One of the simplest neural networks called the Perceptron was proposed by the psychologist Frank Rosenblatt in 1957. On July 8 1958, the New York Times reported about an electronic implementation of the Perceptron purchased by the Navy. The report stated:
The Navy revealed the embryo of an electronic computer today that it expects will be able to walk, talk, see, write, reproduce itself and be conscious of its existence.” It is amazing to see that sixty years ago, the expectations about neural networks (or AI) sound like those of today.
The Perceptron consists of a single neuron that can be “on” or “off”. Its functioning bears some resemblance to a spider centred in its web. The neuron acts like the spider that senses and combines inputs through its filaments that emanate from the the boundary of the web towards the centre.
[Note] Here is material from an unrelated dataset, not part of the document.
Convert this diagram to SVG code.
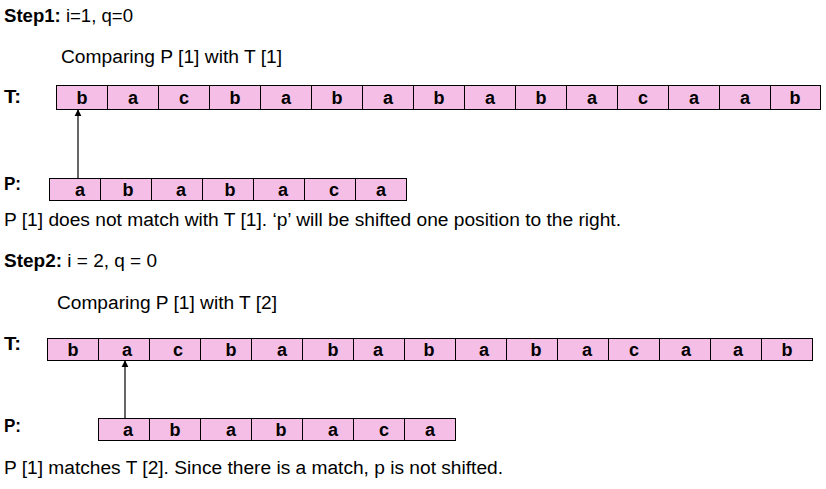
<svg xmlns="http://www.w3.org/2000/svg" width="826" height="489" viewBox="0 0 826 489">
<defs>
<style>
text{font-family:"Liberation Sans",Arial,sans-serif;fill:#000}
.t{font-size:18px}
.b{font-weight:bold}
.c{font-size:18px;font-weight:bold;text-anchor:middle}
.cell{fill:#F4BEE6;stroke:#000;stroke-width:1}
.arr{stroke:#000;stroke-width:1.2;fill:none;marker-end:url(#ah)}
</style>
<marker id="ah" viewBox="0 0 10 10" refX="9" refY="5" markerWidth="7" markerHeight="8" markerUnits="userSpaceOnUse" orient="auto">
<path d="M0,0 L10,5 L0,10 z" fill="#000"/>
</marker>
</defs>
<rect width="826" height="489" fill="#fff"/>

<g id="step1-text">
<text class="t" x="4" y="22" textLength="129" lengthAdjust="spacingAndGlyphs"><tspan class="b">Step1:</tspan> i=1, q=0</text>
<text class="t" x="61" y="63" textLength="221" lengthAdjust="spacingAndGlyphs">Comparing P [1] with T [1]</text>
<text class="t b" x="4" y="103" textLength="17" lengthAdjust="spacingAndGlyphs">T:</text>
<text class="t b" x="4" y="190" textLength="17" lengthAdjust="spacingAndGlyphs">P:</text>
<text class="t" x="4" y="226" textLength="617" lengthAdjust="spacingAndGlyphs">P [1] does not match with T [1]. ‘p’ will be shifted one position to the right.</text>
</g>

<g id="T1">
<rect class="cell" x="56.5" y="85.5" width="51" height="24"/>
<rect class="cell" x="107.5" y="85.5" width="51" height="24"/>
<rect class="cell" x="158.5" y="85.5" width="51" height="24"/>
<rect class="cell" x="209.5" y="85.5" width="51" height="24"/>
<rect class="cell" x="260.5" y="85.5" width="51" height="24"/>
<rect class="cell" x="311.5" y="85.5" width="51" height="24"/>
<rect class="cell" x="362.5" y="85.5" width="51" height="24"/>
<rect class="cell" x="413.5" y="85.5" width="51" height="24"/>
<rect class="cell" x="464.5" y="85.5" width="51" height="24"/>
<rect class="cell" x="515.5" y="85.5" width="51" height="24"/>
<rect class="cell" x="566.5" y="85.5" width="51" height="24"/>
<rect class="cell" x="617.5" y="85.5" width="51" height="24"/>
<rect class="cell" x="668.5" y="85.5" width="51" height="24"/>
<rect class="cell" x="719.5" y="85.5" width="51" height="24"/>
<rect class="cell" x="770.5" y="85.5" width="50" height="24"/>
<text class="c" x="82" y="104">b</text>
<text class="c" x="133" y="104">a</text>
<text class="c" x="184" y="104">c</text>
<text class="c" x="235" y="104">b</text>
<text class="c" x="286" y="104">a</text>
<text class="c" x="337" y="104">b</text>
<text class="c" x="388" y="104">a</text>
<text class="c" x="439" y="104">b</text>
<text class="c" x="490" y="104">a</text>
<text class="c" x="541" y="104">b</text>
<text class="c" x="592" y="104">a</text>
<text class="c" x="643" y="104">c</text>
<text class="c" x="694" y="104">a</text>
<text class="c" x="745" y="104">a</text>
<text class="c" x="795" y="104">b</text>
</g>

<g id="P1">
<rect class="cell" x="49.5" y="178.5" width="51" height="22"/>
<rect class="cell" x="100.5" y="178.5" width="51" height="22"/>
<rect class="cell" x="151.5" y="178.5" width="51" height="22"/>
<rect class="cell" x="202.5" y="178.5" width="51" height="22"/>
<rect class="cell" x="253.5" y="178.5" width="51" height="22"/>
<rect class="cell" x="304.5" y="178.5" width="51" height="22"/>
<rect class="cell" x="355.5" y="178.5" width="51" height="22"/>
<text class="c" x="80" y="196">a</text>
<text class="c" x="128" y="196">b</text>
<text class="c" x="181" y="196">a</text>
<text class="c" x="230" y="196">b</text>
<text class="c" x="283" y="196">a</text>
<text class="c" x="334" y="196">c</text>
<text class="c" x="381" y="196">a</text>
</g>

<g id="step2-text">
<text class="t" x="4" y="267" textLength="153" lengthAdjust="spacingAndGlyphs"><tspan class="b">Step2:</tspan> i = 2, q = 0</text>
<text class="t" x="57" y="309" textLength="220" lengthAdjust="spacingAndGlyphs">Comparing P [1] with T [2]</text>
<text class="t b" x="4" y="350" textLength="17" lengthAdjust="spacingAndGlyphs">T:</text>
<text class="t b" x="4" y="432" textLength="17" lengthAdjust="spacingAndGlyphs">P:</text>
<text class="t" x="4" y="474" textLength="499" lengthAdjust="spacingAndGlyphs">P [1] matches T [2]. Since there is a match, p is not shifted.</text>
</g>

<g id="T2">
<rect class="cell" x="47.5" y="338.5" width="51" height="22"/>
<rect class="cell" x="98.5" y="338.5" width="51" height="22"/>
<rect class="cell" x="149.5" y="338.5" width="51" height="22"/>
<rect class="cell" x="200.5" y="338.5" width="51" height="22"/>
<rect class="cell" x="251.5" y="338.5" width="51" height="22"/>
<rect class="cell" x="302.5" y="338.5" width="51" height="22"/>
<rect class="cell" x="353.5" y="338.5" width="51" height="22"/>
<rect class="cell" x="404.5" y="338.5" width="51" height="22"/>
<rect class="cell" x="455.5" y="338.5" width="51" height="22"/>
<rect class="cell" x="506.5" y="338.5" width="51" height="22"/>
<rect class="cell" x="557.5" y="338.5" width="51" height="22"/>
<rect class="cell" x="608.5" y="338.5" width="51" height="22"/>
<rect class="cell" x="659.5" y="338.5" width="51" height="22"/>
<rect class="cell" x="710.5" y="338.5" width="51" height="22"/>
<rect class="cell" x="761.5" y="338.5" width="51" height="22"/>
<text class="c" x="73" y="356">b</text>
<text class="c" x="127" y="356">a</text>
<text class="c" x="178" y="356">c</text>
<text class="c" x="231" y="356">b</text>
<text class="c" x="282" y="356">a</text>
<text class="c" x="333" y="356">b</text>
<text class="c" x="378" y="356">a</text>
<text class="c" x="429" y="356">b</text>
<text class="c" x="484" y="356">a</text>
<text class="c" x="536" y="356">b</text>
<text class="c" x="587" y="356">a</text>
<text class="c" x="634" y="356">c</text>
<text class="c" x="686" y="356">a</text>
<text class="c" x="738" y="356">a</text>
<text class="c" x="787" y="356">b</text>
</g>

<g id="P2">
<rect class="cell" x="98.5" y="418.5" width="51" height="22"/>
<rect class="cell" x="149.5" y="418.5" width="51" height="22"/>
<rect class="cell" x="200.5" y="418.5" width="51" height="22"/>
<rect class="cell" x="251.5" y="418.5" width="51" height="22"/>
<rect class="cell" x="302.5" y="418.5" width="51" height="22"/>
<rect class="cell" x="353.5" y="418.5" width="51" height="22"/>
<rect class="cell" x="404.5" y="418.5" width="51" height="22"/>
<text class="c" x="128" y="436">a</text>
<text class="c" x="175" y="436">b</text>
<text class="c" x="231" y="436">a</text>
<text class="c" x="281" y="436">b</text>
<text class="c" x="333" y="436">a</text>
<text class="c" x="384" y="436">c</text>
<text class="c" x="430" y="436">a</text>
</g>

<g id="connectors">
<line class="arr" x1="78" y1="178" x2="78" y2="110"/>
<line class="arr" x1="125" y1="418" x2="125" y2="361"/>
</g>
</svg>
The Perceptron processes labelled instances that consist of a sequences of numbers. In one of our previous blogs we gave the example of clients of a bank that had to be classified as “reliable” or “unreliable”. Here we use the example of recognising the hand-written digits “0” to “9”. Instances consist of a table or matrix of “pixels”. Each pixel is black if it is covered by ink and white otherwise.
The left figure above illustrates such an instance labelled “8”. The illustrated matrix contains 8 (columns) times 9 (rows) pixels. The black and white squares represent the pixels and are just a convenient representation for humans. For computer algorithms, such as Perceptrons, these are simply represented by zeros (white) and ones (black). Even the matrix format is a visual convenience for humans.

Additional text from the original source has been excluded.